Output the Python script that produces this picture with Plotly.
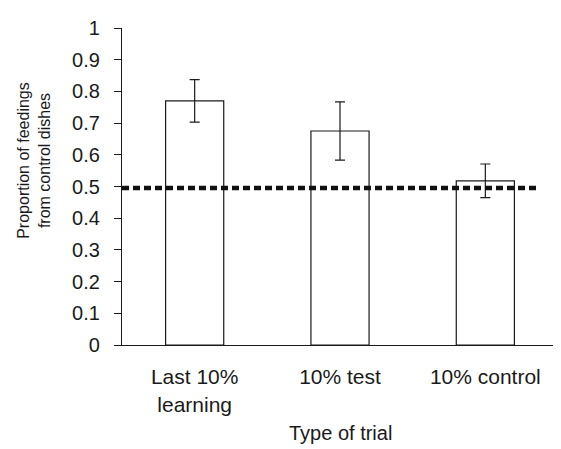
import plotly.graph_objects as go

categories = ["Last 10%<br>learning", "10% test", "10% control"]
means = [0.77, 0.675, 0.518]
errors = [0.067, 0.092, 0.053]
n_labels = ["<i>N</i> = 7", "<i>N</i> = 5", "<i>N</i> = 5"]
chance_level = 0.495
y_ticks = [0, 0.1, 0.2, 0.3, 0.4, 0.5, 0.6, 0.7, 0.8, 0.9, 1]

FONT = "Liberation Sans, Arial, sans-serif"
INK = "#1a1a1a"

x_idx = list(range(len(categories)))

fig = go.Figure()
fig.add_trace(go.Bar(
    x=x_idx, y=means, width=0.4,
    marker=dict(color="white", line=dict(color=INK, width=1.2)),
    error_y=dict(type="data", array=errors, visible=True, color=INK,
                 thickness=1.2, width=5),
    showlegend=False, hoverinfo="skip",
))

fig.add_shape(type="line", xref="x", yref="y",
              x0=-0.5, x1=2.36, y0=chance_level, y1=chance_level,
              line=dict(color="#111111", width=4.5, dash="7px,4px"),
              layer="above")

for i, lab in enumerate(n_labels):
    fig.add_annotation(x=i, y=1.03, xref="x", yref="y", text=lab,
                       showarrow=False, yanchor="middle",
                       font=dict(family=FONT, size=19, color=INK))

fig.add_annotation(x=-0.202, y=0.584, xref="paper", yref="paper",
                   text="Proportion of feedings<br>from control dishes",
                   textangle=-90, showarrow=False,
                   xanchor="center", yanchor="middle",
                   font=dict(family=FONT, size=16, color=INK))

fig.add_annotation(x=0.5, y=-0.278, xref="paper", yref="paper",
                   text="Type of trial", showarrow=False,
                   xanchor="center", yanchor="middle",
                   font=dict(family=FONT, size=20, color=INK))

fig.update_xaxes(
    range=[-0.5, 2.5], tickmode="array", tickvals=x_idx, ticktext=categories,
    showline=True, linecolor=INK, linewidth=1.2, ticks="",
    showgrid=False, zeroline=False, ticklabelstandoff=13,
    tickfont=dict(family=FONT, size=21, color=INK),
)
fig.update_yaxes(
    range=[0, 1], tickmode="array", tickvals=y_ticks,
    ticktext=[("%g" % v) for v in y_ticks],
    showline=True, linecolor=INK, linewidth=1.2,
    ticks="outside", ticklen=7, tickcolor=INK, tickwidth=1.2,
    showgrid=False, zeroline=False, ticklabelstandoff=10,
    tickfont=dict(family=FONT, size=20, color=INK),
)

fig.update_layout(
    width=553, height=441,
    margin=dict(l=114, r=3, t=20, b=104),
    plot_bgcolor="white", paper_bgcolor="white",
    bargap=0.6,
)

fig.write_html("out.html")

_EXERCISE DIRECTIONS_
Skip the pictures and restate exactly the lines from the beginning of the listing to the line with "import plotly.graph_objects as go", that line included.

_CORRECT RESPONSE_
Output the Python script that produces this picture with Plotly.
import plotly.graph_objects as go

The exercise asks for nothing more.